%%

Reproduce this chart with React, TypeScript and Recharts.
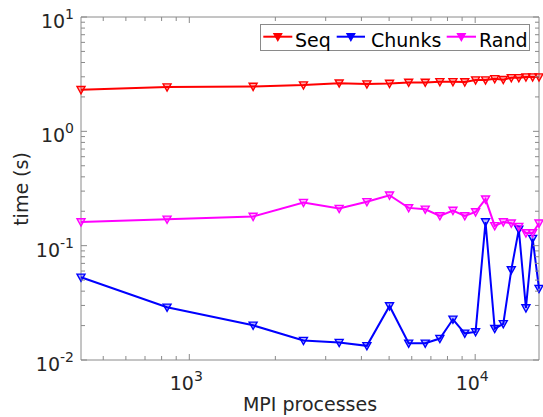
import { LineChart, Line, XAxis, YAxis, Legend, ReferenceArea } from "recharts";

// MPI process counts (x) and timings in seconds (y)
const processes = [
  418, 836, 1672, 2508, 3344, 4180, 5016, 5852, 6688, 7524, 8360, 9196, 10032,
  10868, 11704, 12540, 13376, 14212, 15048, 15884, 16720,
];
const seqTime = [
  2.31, 2.44, 2.47, 2.54, 2.64, 2.59, 2.62, 2.68, 2.68, 2.71, 2.71, 2.7, 2.81,
  2.81, 2.88, 2.83, 2.94, 2.94, 2.98, 2.98, 2.98,
];
const chunksTime = [
  0.0529, 0.0289, 0.0201, 0.0148, 0.0142, 0.0133, 0.0297, 0.014, 0.014, 0.0154,
  0.0227, 0.0171, 0.0176, 0.161, 0.0188, 0.0207, 0.0614, 0.139, 0.0285, 0.1154,
  0.0421,
];
const randTime = [
  0.161, 0.17, 0.18, 0.238, 0.211, 0.242, 0.276, 0.214, 0.208, 0.182, 0.203,
  0.182, 0.197, 0.255, 0.149, 0.161, 0.157, 0.147, 0.129, 0.129, 0.157,
];

const xMajor = [1000, 10000];
const xMinor = [500, 600, 700, 800, 900, 2000, 3000, 4000, 5000, 6000, 7000, 8000, 9000];
const yMajor = [0.01, 0.1, 1, 10];
const yMinor = [
  0.02, 0.03, 0.04, 0.05, 0.06, 0.07, 0.08, 0.09, 0.2, 0.3, 0.4, 0.5, 0.6, 0.7,
  0.8, 0.9, 2, 3, 4, 5, 6, 7, 8, 9,
];

const series = [
  { key: "seq", name: "Seq", color: "#ff0000" },
  { key: "chunks", name: "Chunks", color: "#0000ff" },
  { key: "rand", name: "Rand", color: "#ff00ff" },
];

const data = processes.map((p, i) => ({
  p,
  seq: seqTime[i],
  chunks: chunksTime[i],
  rand: randTime[i],
}));

const W = 543;
const H = 417;
const LEFT = 81;
const RIGHT = 539;
const TOP = 17;
const BOTTOM = 360;
const FONT = "DejaVu Sans";
const TEXT = "#262626";
const FRAME = "#8a8a8a";

const isMajor = (v: number) => Math.abs(Math.log10(v) - Math.round(Math.log10(v))) < 1e-9;

const XTick = (props: any) => {
  const { x, payload } = props;
  const v = payload.value;
  const major = isMajor(v);
  const len = major ? 6 : 4;
  return (
    <g>
      <line x1={x} x2={x} y1={BOTTOM} y2={BOTTOM - len} stroke={FRAME} />
      <line x1={x} x2={x} y1={TOP} y2={TOP + len} stroke={FRAME} />
      {major && (
        <text x={x - 3} y={390} textAnchor="middle" fontFamily={FONT} fontSize={19} fill={TEXT}>
          10
          <tspan dy={-9} fontSize={14}>
            {Math.round(Math.log10(v))}
          </tspan>
        </text>
      )}
    </g>
  );
};

const YTick = (props: any) => {
  const { y, payload } = props;
  const v = payload.value;
  const major = isMajor(v);
  const len = major ? 6 : 4;
  return (
    <g>
      <line x1={LEFT} x2={LEFT + len} y1={y} y2={y} stroke={FRAME} />
      <line x1={RIGHT} x2={RIGHT - len} y1={y} y2={y} stroke={FRAME} />
      {major && (
        <text x={74} y={y + 11} textAnchor="end" fontFamily={FONT} fontSize={19} fill={TEXT}>
          10
          <tspan dy={-9} fontSize={14}>
            {Math.round(Math.log10(v))}
          </tspan>
        </text>
      )}
    </g>
  );
};

const triangle = (cx: number, cy: number, s = 1) =>
  `M${cx - 4 * s},${cy - 3.2 * s} L${cx + 4 * s},${cy - 3.2 * s} L${cx},${cy + 4 * s} Z`;

const makeDot = (color: string) => (props: any) => {
  const { cx, cy, index } = props;
  if (cx == null || cy == null) return <g key={index} />;
  return (
    <path
      key={index}
      d={triangle(cx, cy)}
      fill={color}
      fillOpacity={0.3}
      stroke={color}
      strokeWidth={1.4}
    />
  );
};

const legendItems = [
  { ...series[0], x1: 3.3, x2: 32.3, tx: 35 },
  { ...series[1], x1: 76.7, x2: 105, tx: 111 },
  { ...series[2], x1: 186.7, x2: 216, tx: 219 },
];

const renderLegend = () => (
  <svg width={270} height={27} style={{ display: "block" }}>
    <rect x={0.5} y={0.5} width={269} height={26} fill="#ffffff" stroke={FRAME} />
    {legendItems.map((it) => (
      <g key={it.key}>
        <line x1={it.x1} x2={it.x2} y1={12.7} y2={12.7} stroke={it.color} strokeWidth={2} />
        <path d={triangle((it.x1 + it.x2) / 2, 12.7)} fill={it.color} stroke={it.color} strokeWidth={1.2} />
        <text x={it.tx} y={22.7} fontFamily={FONT} fontSize={19} fill="#000000">
          {it.name}
        </text>
      </g>
    ))}
  </svg>
);

export default function App() {
  return (
    <div style={{ position: "absolute", left: 0, top: 0, background: "#ffffff" }}>
      <LineChart
        width={W}
        height={H}
        data={data}
        margin={{ top: TOP, right: W - RIGHT, left: 0, bottom: 0 }}
      >
        <XAxis
          dataKey="p"
          type="number"
          scale="log"
          domain={[418, 16720]}
          ticks={[...xMinor, ...xMajor]}
          interval={0}
          height={H - BOTTOM}
          axisLine={false}
          tickLine={false}
          tick={<XTick />}
          label={{
            content: () => (
              <text x={310} y={411} textAnchor="middle" fontFamily={FONT} fontSize={19} fill={TEXT}>
                MPI processes
              </text>
            ),
          }}
        />
        <YAxis
          type="number"
          scale="log"
          domain={[0.01, 10]}
          ticks={[...yMinor, ...yMajor]}
          interval={0}
          width={LEFT}
          axisLine={false}
          tickLine={false}
          tick={<YTick />}
          label={{
            content: () => (
              <text
                x={28}
                y={189}
                transform="rotate(-90 28 189)"
                textAnchor="middle"
                fontFamily={FONT}
                fontSize={19}
                fill={TEXT}
              >
                time (s)
              </text>
            ),
          }}
        />
        <ReferenceArea
          x1={418}
          x2={16720}
          y1={0.01}
          y2={10}
          fill="none"
          fillOpacity={0}
          stroke={FRAME}
          strokeOpacity={1}
        />
        {series.map((s) => (
          <Line
            key={s.key}
            dataKey={s.key}
            name={s.name}
            type="linear"
            stroke={s.color}
            strokeWidth={2}
            dot={makeDot(s.color)}
            activeDot={false}
            isAnimationActive={false}
          />
        ))}
        <Legend
          layout="horizontal"
          verticalAlign="middle"
          align="center"
          content={renderLegend}
          wrapperStyle={{ left: 260, top: 24, width: 270, height: 27 }}
        />
      </LineChart>
    </div>
  );
}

%%

• What to produce: All the lines above are to be given again exactly as they read, with the pictures removed.

• Worked answer:
Reproduce this chart with React, TypeScript and Recharts.
import { LineChart, Line, XAxis, YAxis, Legend, ReferenceArea } from "recharts";

// MPI process counts (x) and timings in seconds (y)
const processes = [
  418, 836, 1672, 2508, 3344, 4180, 5016, 5852, 6688, 7524, 8360, 9196, 10032,
  10868, 11704, 12540, 13376, 14212, 15048, 15884, 16720,
];
const seqTime = [
  2.31, 2.44, 2.47, 2.54, 2.64, 2.59, 2.62, 2.68, 2.68, 2.71, 2.71, 2.7, 2.81,
  2.81, 2.88, 2.83, 2.94, 2.94, 2.98, 2.98, 2.98,
];
const chunksTime = [
  0.0529, 0.0289, 0.0201, 0.0148, 0.0142, 0.0133, 0.0297, 0.014, 0.014, 0.0154,
  0.0227, 0.0171, 0.0176, 0.161, 0.0188, 0.0207, 0.0614, 0.139, 0.0285, 0.1154,
  0.0421,
];
const randTime = [
  0.161, 0.17, 0.18, 0.238, 0.211, 0.242, 0.276, 0.214, 0.208, 0.182, 0.203,
  0.182, 0.197, 0.255, 0.149, 0.161, 0.157, 0.147, 0.129, 0.129, 0.157,
];

const xMajor = [1000, 10000];
const xMinor = [500, 600, 700, 800, 900, 2000, 3000, 4000, 5000, 6000, 7000, 8000, 9000];
const yMajor = [0.01, 0.1, 1, 10];
const yMinor = [
  0.02, 0.03, 0.04, 0.05, 0.06, 0.07, 0.08, 0.09, 0.2, 0.3, 0.4, 0.5, 0.6, 0.7,
  0.8, 0.9, 2, 3, 4, 5, 6, 7, 8, 9,
];

const series = [
  { key: "seq", name: "Seq", color: "#ff0000" },
  { key: "chunks", name: "Chunks", color: "#0000ff" },
  { key: "rand", name: "Rand", color: "#ff00ff" },
];

const data = processes.map((p, i) => ({
  p,
  seq: seqTime[i],
  chunks: chunksTime[i],
  rand: randTime[i],
}));

const W = 543;
const H = 417;
const LEFT = 81;
const RIGHT = 539;
const TOP = 17;
const BOTTOM = 360;
const FONT = "DejaVu Sans";
const TEXT = "#262626";
const FRAME = "#8a8a8a";

const isMajor = (v: number) => Math.abs(Math.log10(v) - Math.round(Math.log10(v))) < 1e-9;

const XTick = (props: any) => {
  const { x, payload } = props;
  const v = payload.value;
  const major = isMajor(v);
  const len = major ? 6 : 4;
  return (
    <g>
      <line x1={x} x2={x} y1={BOTTOM} y2={BOTTOM - len} stroke={FRAME} />
      <line x1={x} x2={x} y1={TOP} y2={TOP + len} stroke={FRAME} />
      {major && (
        <text x={x - 3} y={390} textAnchor="middle" fontFamily={FONT} fontSize={19} fill={TEXT}>
          10
          <tspan dy={-9} fontSize={14}>
            {Math.round(Math.log10(v))}
          </tspan>
        </text>
      )}
    </g>
  );
};

const YTick = (props: any) => {
  const { y, payload } = props;
  const v = payload.value;
  const major = isMajor(v);
  const len = major ? 6 : 4;
  return (
    <g>
      <line x1={LEFT} x2={LEFT + len} y1={y} y2={y} stroke={FRAME} />
      <line x1={RIGHT} x2={RIGHT - len} y1={y} y2={y} stroke={FRAME} />
      {major && (
        <text x={74} y={y + 11} textAnchor="end" fontFamily={FONT} fontSize={19} fill={TEXT}>
          10
          <tspan dy={-9} fontSize={14}>
            {Math.round(Math.log10(v))}
          </tspan>
        </text>
      )}
    </g>
  );
};

const triangle = (cx: number, cy: number, s = 1) =>
  `M${cx - 4 * s},${cy - 3.2 * s} L${cx + 4 * s},${cy - 3.2 * s} L${cx},${cy + 4 * s} Z`;

const makeDot = (color: string) => (props: any) => {
  const { cx, cy, index } = props;
  if (cx == null || cy == null) return <g key={index} />;
  return (
    <path
      key={index}
      d={triangle(cx, cy)}
      fill={color}
      fillOpacity={0.3}
      stroke={color}
      strokeWidth={1.4}
    />
  );
};

const legendItems = [
  { ...series[0], x1: 3.3, x2: 32.3, tx: 35 },
  { ...series[1], x1: 76.7, x2: 105, tx: 111 },
  { ...series[2], x1: 186.7, x2: 216, tx: 219 },
];

const renderLegend = () => (
  <svg width={270} height={27} style={{ display: "block" }}>
    <rect x={0.5} y={0.5} width={269} height={26} fill="#ffffff" stroke={FRAME} />
    {legendItems.map((it) => (
      <g key={it.key}>
        <line x1={it.x1} x2={it.x2} y1={12.7} y2={12.7} stroke={it.color} strokeWidth={2} />
        <path d={triangle((it.x1 + it.x2) / 2, 12.7)} fill={it.color} stroke={it.color} strokeWidth={1.2} />
        <text x={it.tx} y={22.7} fontFamily={FONT} fontSize={19} fill="#000000">
          {it.name}
        </text>
      </g>
    ))}
  </svg>
);

export default function App() {
  return (
    <div style={{ position: "absolute", left: 0, top: 0, background: "#ffffff" }}>
      <LineChart
        width={W}
        height={H}
        data={data}
        margin={{ top: TOP, right: W - RIGHT, left: 0, bottom: 0 }}
      >
        <XAxis
          dataKey="p"
          type="number"
          scale="log"
          domain={[418, 16720]}
          ticks={[...xMinor, ...xMajor]}
          interval={0}
          height={H - BOTTOM}
          axisLine={false}
          tickLine={false}
          tick={<XTick />}
          label={{
            content: () => (
              <text x={310} y={411} textAnchor="middle" fontFamily={FONT} fontSize={19} fill={TEXT}>
                MPI processes
              </text>
            ),
          }}
        />
        <YAxis
          type="number"
          scale="log"
          domain={[0.01, 10]}
          ticks={[...yMinor, ...yMajor]}
          interval={0}
          width={LEFT}
          axisLine={false}
          tickLine={false}
          tick={<YTick />}
          label={{
            content: () => (
              <text
                x={28}
                y={189}
                transform="rotate(-90 28 189)"
                textAnchor="middle"
                fontFamily={FONT}
                fontSize={19}
                fill={TEXT}
              >
                time (s)
              </text>
            ),
          }}
        />
        <ReferenceArea
          x1={418}
          x2={16720}
          y1={0.01}
          y2={10}
          fill="none"
          fillOpacity={0}
          stroke={FRAME}
          strokeOpacity={1}
        />
        {series.map((s) => (
          <Line
            key={s.key}
            dataKey={s.key}
            name={s.name}
            type="linear"
            stroke={s.color}
            strokeWidth={2}
            dot={makeDot(s.color)}
            activeDot={false}
            isAnimationActive={false}
          />
        ))}
        <Legend
          layout="horizontal"
          verticalAlign="middle"
          align="center"
          content={renderLegend}
          wrapperStyle={{ left: 260, top: 24, width: 270, height: 27 }}
        />
      </LineChart>
    </div>
  );
}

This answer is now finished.